──────── MATERIALS PROVIDED

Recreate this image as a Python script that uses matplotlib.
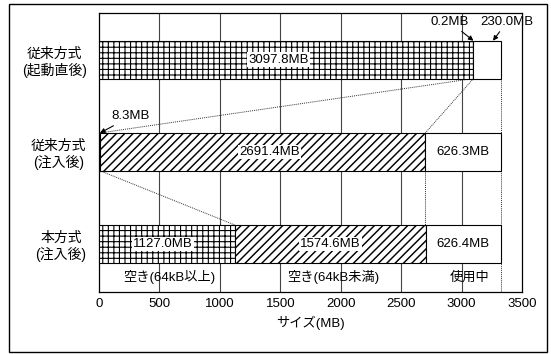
import matplotlib.pyplot as plt
from matplotlib.patches import Rectangle

plt.rcParams['font.family'] = ['Liberation Sans', 'Noto Sans CJK JP']
plt.rcParams['font.size'] = 9.5
plt.rcParams['hatch.linewidth'] = 0.8

# data
rows = ['本方式\n(注入後)', '従来方式\n(注入後)', '従来方式\n(起動直後)']
free_big = [1127.0, 8.3, 3097.8]     # 空き(64kB以上)
free_small = [1574.6, 2691.4, 0.2]   # 空き(64kB未満)
used = [626.4, 626.3, 230.0]         # 使用中
seg_names = ['空き(64kB以上)', '空き(64kB未満)', '使用中']
xticks = [0, 500, 1000, 1500, 2000, 2500, 3000, 3500]

ypos = [0, 1, 2]
h = 0.41

fig = plt.figure(figsize=(5.51, 3.54), dpi=100)
ax = fig.add_axes([0.1797, 0.1751, 0.7677, 0.788])

# outer frame
fig.patches.append(Rectangle((0.0163, 0.0056), 0.9764, 0.983, transform=fig.transFigure,
                             fill=False, edgecolor='black', linewidth=1.0))

for x in xticks[1:-1]:
    ax.axvline(x, color='#444444', linewidth=0.8, zorder=0)

left2 = [a + b for a, b in zip(free_big, free_small)]
total = [a + b for a, b in zip(left2, used)]

ax.barh(ypos, free_big, height=h, color='white', edgecolor='black', hatch='+++',
        linewidth=0.8, zorder=3)
b2 = ax.barh(ypos, free_small, left=free_big, height=h, color='white', edgecolor='black',
             hatch='////', linewidth=0.8, zorder=3)
for p in b2:
    if hasattr(p, 'set_hatch_linewidth'):
        p.set_hatch_linewidth(1.05)
ax.barh(ypos, used, left=left2, height=h, color='white', edgecolor='black',
        linewidth=0.8, zorder=3)

box = dict(boxstyle='square,pad=0.1', facecolor='white', edgecolor='none')
# value labels
ax.text(free_big[2] * 0.48, ypos[2], f'{free_big[2]:.1f}MB', ha='center', va='center',
        bbox=box, zorder=5)
ax.text(free_big[1] + free_small[1] * 0.52, ypos[1], f'{free_small[1]:.1f}MB',
        ha='center', va='center', bbox=box, zorder=5)
ax.text(left2[1] + used[1] / 2, ypos[1], f'{used[1]:.1f}MB', ha='center', va='center', zorder=5)
ax.text(free_big[0] * 0.47, ypos[0], f'{free_big[0]:.1f}MB', ha='center', va='center',
        bbox=box, zorder=5)
ax.text(free_big[0] + free_small[0] / 2, ypos[0], f'{free_small[0]:.1f}MB',
        ha='center', va='center', bbox=box, zorder=5)
ax.text(left2[0] + used[0] / 2, ypos[0], f'{used[0]:.1f}MB', ha='center', va='center', zorder=5)

# segment names under bottom bar
label_y = -0.36
ax.text(free_big[0] / 2 + 15, label_y, seg_names[0], ha='center', va='center', zorder=5)
ax.text(free_big[0] + free_small[0] / 2 + 25, label_y, seg_names[1], ha='center', va='center', zorder=5)
ax.text(left2[0] + used[0] / 2 + 50, label_y, seg_names[2], ha='center', va='center', zorder=5)

# small value annotations
arrow = dict(arrowstyle='-|>', color='black', lw=0.8, mutation_scale=7, shrinkA=1, shrinkB=0)
ax.annotate(f'{free_small[2]:.1f}MB', xy=(left2[2], ypos[2] + h / 2), xytext=(2900, 2.41),
            ha='center', va='center', arrowprops=arrow, annotation_clip=False, zorder=6)
ax.annotate(f'{used[2]:.1f}MB', xy=(3260, ypos[2] + h / 2), xytext=(3375, 2.41),
            ha='center', va='center', arrowprops=arrow, annotation_clip=False, zorder=6)
ax.annotate(f'{free_big[1]:.1f}MB', xy=(free_big[1], ypos[1] + h / 2), xytext=(265, 1.385),
            ha='center', va='center', arrowprops=arrow, annotation_clip=False, zorder=6)

# dotted connectors
dot = dict(color='#333333', linestyle=(0, (1, 1)), linewidth=0.7, zorder=2)
ax.plot([free_big[1], free_big[2]], [ypos[1] + h / 2, ypos[2] - h / 2], **dot)
ax.plot([left2[2], left2[1]], [ypos[2] - h / 2, ypos[1] + h / 2], **dot)
ax.plot([free_big[1], free_big[0]], [ypos[1] - h / 2, ypos[0] + h / 2], **dot)
ax.plot([left2[1], left2[1]], [ypos[1] - h / 2, ypos[0] + h / 2], **dot)
ax.plot([total[2], total[2]], [ypos[2] - h / 2, -0.52], **dot)

ax.set_xlim(0, 3500)
ax.set_ylim(-0.52, 2.505)
ax.set_xticks(xticks)
ax.set_xticklabels([str(x) for x in xticks])
ax.set_yticks(ypos)
ax.set_yticklabels(rows, multialignment='center', fontsize=10)
ax.tick_params(axis='both', length=0)
ax.tick_params(axis='x', pad=4.5)
ax.tick_params(axis='y', pad=9)
ax.set_xlabel('サイズ(MB)', labelpad=4)
for s in ax.spines.values():
    s.set_linewidth(0.9)

fig.savefig('out.png', dpi=100)
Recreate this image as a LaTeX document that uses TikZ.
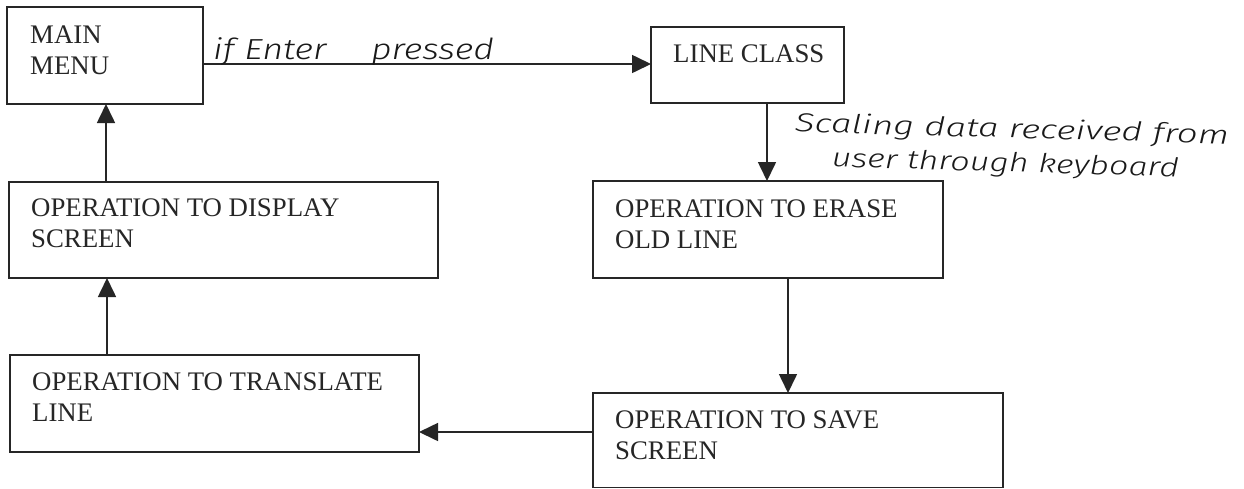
\documentclass[tikz,border=0pt]{standalone}
\usepackage{fontspec}
\setmainfont{Liberation Serif}
\newfontfamily\hand{Fira Sans Light Italic}
\usetikzlibrary{arrows.meta,calc}
\begin{document}
\begin{tikzpicture}[x=1pt,y=-1pt,
  box/.style={draw=black!85, line width=1.6pt, inner sep=0pt, outer sep=0pt, anchor=north west},
  lbl/.style={font=\fontsize{26.8}{31.5}\selectfont, text=black!85, align=left, inner sep=0pt, anchor=north west},
  hw/.style={font=\hand\fontsize{29}{33}\selectfont, text=black!90, inner sep=0pt, anchor=base west},
  arr/.style={draw=black!85, line width=1.6pt, -{Triangle[length=19pt,width=18pt]}}]
\useasboundingbox (0,0) rectangle (1244,488);
\fill[white] (0,0) rectangle (1244,488);
% boxes
\node[box, minimum width=196pt, minimum height=97pt] (mm) at (7,7) {};
\node[box, minimum width=193pt, minimum height=76pt] (lc) at (651,27) {};
\node[box, minimum width=429pt, minimum height=96pt] (ds) at (9,182) {};
\node[box, minimum width=350pt, minimum height=97pt] (er) at (593,181) {};
\node[box, minimum width=409pt, minimum height=97pt] (tr) at (10,355) {};
\node[box, minimum width=410pt, minimum height=94.5pt] (sv) at (593,393) {};
% labels
\node[lbl] (mmt) at (30,25.3) {MAIN\\MENU};
\node[lbl] (lct) at (673,44.3) {LINE CLASS};
\node[lbl] (dst) at (31,198.3) {OPERATION TO DISPLAY\\SCREEN};
\node[lbl] (ert) at (615,199.3) {OPERATION TO ERASE\\OLD LINE};
\node[lbl] (trt) at (32,372.3) {OPERATION TO TRANSLATE\\LINE};
\node[lbl] (svt) at (615,410.3) {OPERATION TO SAVE\\SCREEN};
% connector end points
\coordinate (a1) at (mm.east |- 0,64);
\coordinate (a2) at (lc.west |- 0,64);
\coordinate (b1) at (lc.south -| 767,0);
\coordinate (b2) at (er.north -| 767,0);
\coordinate (c1) at (er.south -| 788,0);
\coordinate (c2) at (sv.north -| 788,0);
\coordinate (d1) at (sv.west |- 0,432);
\coordinate (d2) at (tr.east |- 0,432);
\coordinate (e1) at (tr.north -| 107,0);
\coordinate (e2) at (ds.south -| 107,0);
\coordinate (f1) at (ds.north -| 106,0);
\coordinate (f2) at (mm.south -| 106,0);
% connectors
\draw[arr] (a1) -- (a2);
\draw[arr] (b1) -- (b2);
\draw[arr] (c1) -- (c2);
\draw[arr] (d1) -- (d2);
\draw[arr] (e1) -- (e2);
\draw[arr] (f1) -- (f2);
% handwritten notes
\node[hw] (h1) at (213,59) {\scalebox{1.24}[1]{if Enter\hspace{36pt}pressed}};
\node[hw, font=\hand\fontsize{29}{34}\selectfont, align=left, anchor=north west, rotate=-1.6] (h2) at (795,112)
  {\scalebox{1.27}[0.9]{Scaling data received from}\\\hspace{38pt}\scalebox{1.18}[0.9]{user through keyboard}};
\end{tikzpicture}
\end{document}
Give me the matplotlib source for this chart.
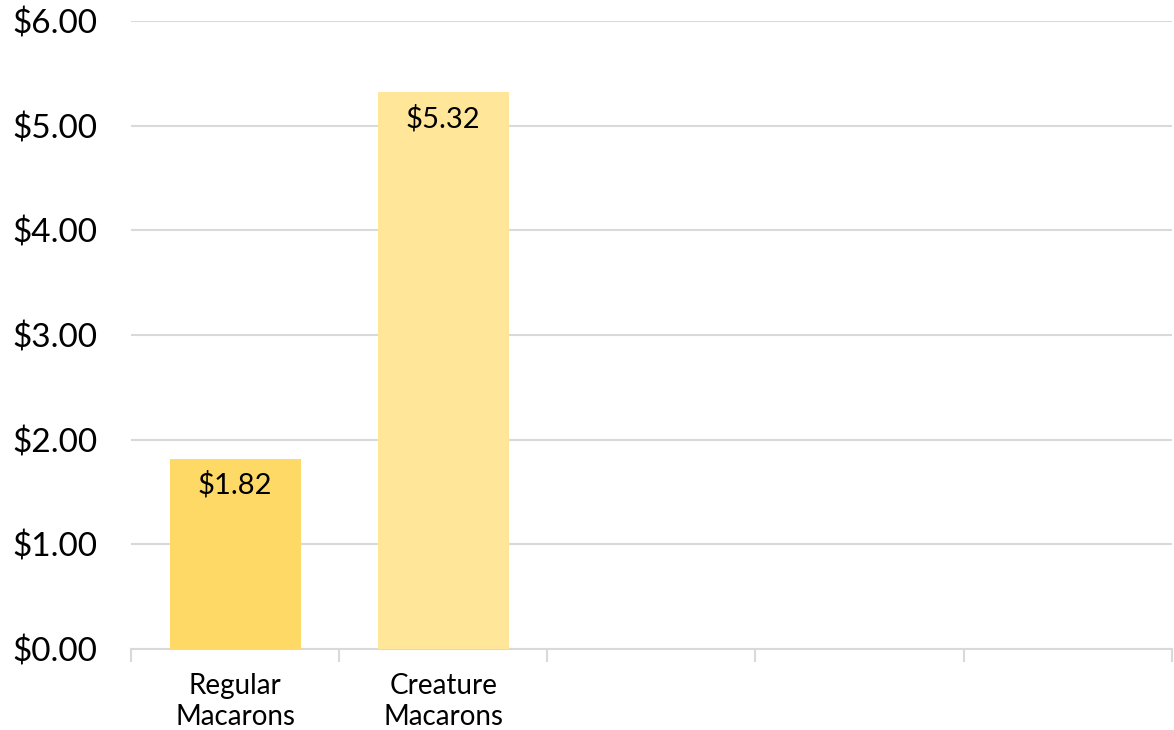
import matplotlib
matplotlib.use("Agg")
import matplotlib.pyplot as plt
import numpy as np

categories = ["Regular\nMacarons", "Creature\nMacarons", "", "", ""]
values = [1.82, 5.32]
bar_colors = ["#FFD966", "#FFE699"]
yticks = [0, 1, 2, 3, 4, 5, 6]

plt.rcParams['font.family'] = ['Lato', 'DejaVu Sans']

fig = plt.figure(figsize=(11.74, 7.30), dpi=100)
ax = fig.add_axes([0.1116, 0.111, 0.8864, 0.860])

x = np.arange(len(values))
bars = ax.bar(x, values, width=0.63, color=bar_colors, zorder=3)

for xi, v in zip(x, values):
    ax.annotate(f"${v:.2f}", (xi, v), xytext=(0, -9), textcoords="offset points",
                ha="center", va="top", fontsize=21, color="#000000", zorder=4)

ax.set_xlim(-0.5, len(categories) - 0.5)
ax.set_ylim(0, 6)
ax.set_yticks(yticks)
ax.set_yticklabels([f"${t:.2f}" for t in yticks], fontsize=24)
ax.tick_params(axis='y', length=0, pad=24)
ax.yaxis.grid(True, color="#D9D9D9", linewidth=1.5, zorder=0)

ax.set_xticks(np.arange(len(categories)))
ax.set_xticklabels(categories, fontsize=20, linespacing=1.25)
ax.set_xticks(np.arange(len(categories) + 1) - 0.5, minor=True)
ax.tick_params(axis='x', which='major', length=0, pad=17)
ax.tick_params(axis='x', which='minor', length=9, width=1.5, color="#D9D9D9")

for s in ['top', 'right', 'left']:
    ax.spines[s].set_visible(False)
ax.spines['bottom'].set_color("#D9D9D9")
ax.spines['bottom'].set_linewidth(1.5)

fig.savefig("out.png", dpi=100)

────────────────

- _THE PROBLEM_: Make an exact copy of the lines from the one holding "Give me the matplotlib source for this chart." through the one holding "plt.rcParams['font.family'] = ['Lato', 'DejaVu", end lines included, without the pictures.

- _ANSWER BELOW_:
Give me the matplotlib source for this chart.
import matplotlib
matplotlib.use("Agg")
import matplotlib.pyplot as plt
import numpy as np

categories = ["Regular\nMacarons", "Creature\nMacarons", "", "", ""]
values = [1.82, 5.32]
bar_colors = ["#FFD966", "#FFE699"]
yticks = [0, 1, 2, 3, 4, 5, 6]

plt.rcParams['font.family'] = ['Lato', 'DejaVu Sans']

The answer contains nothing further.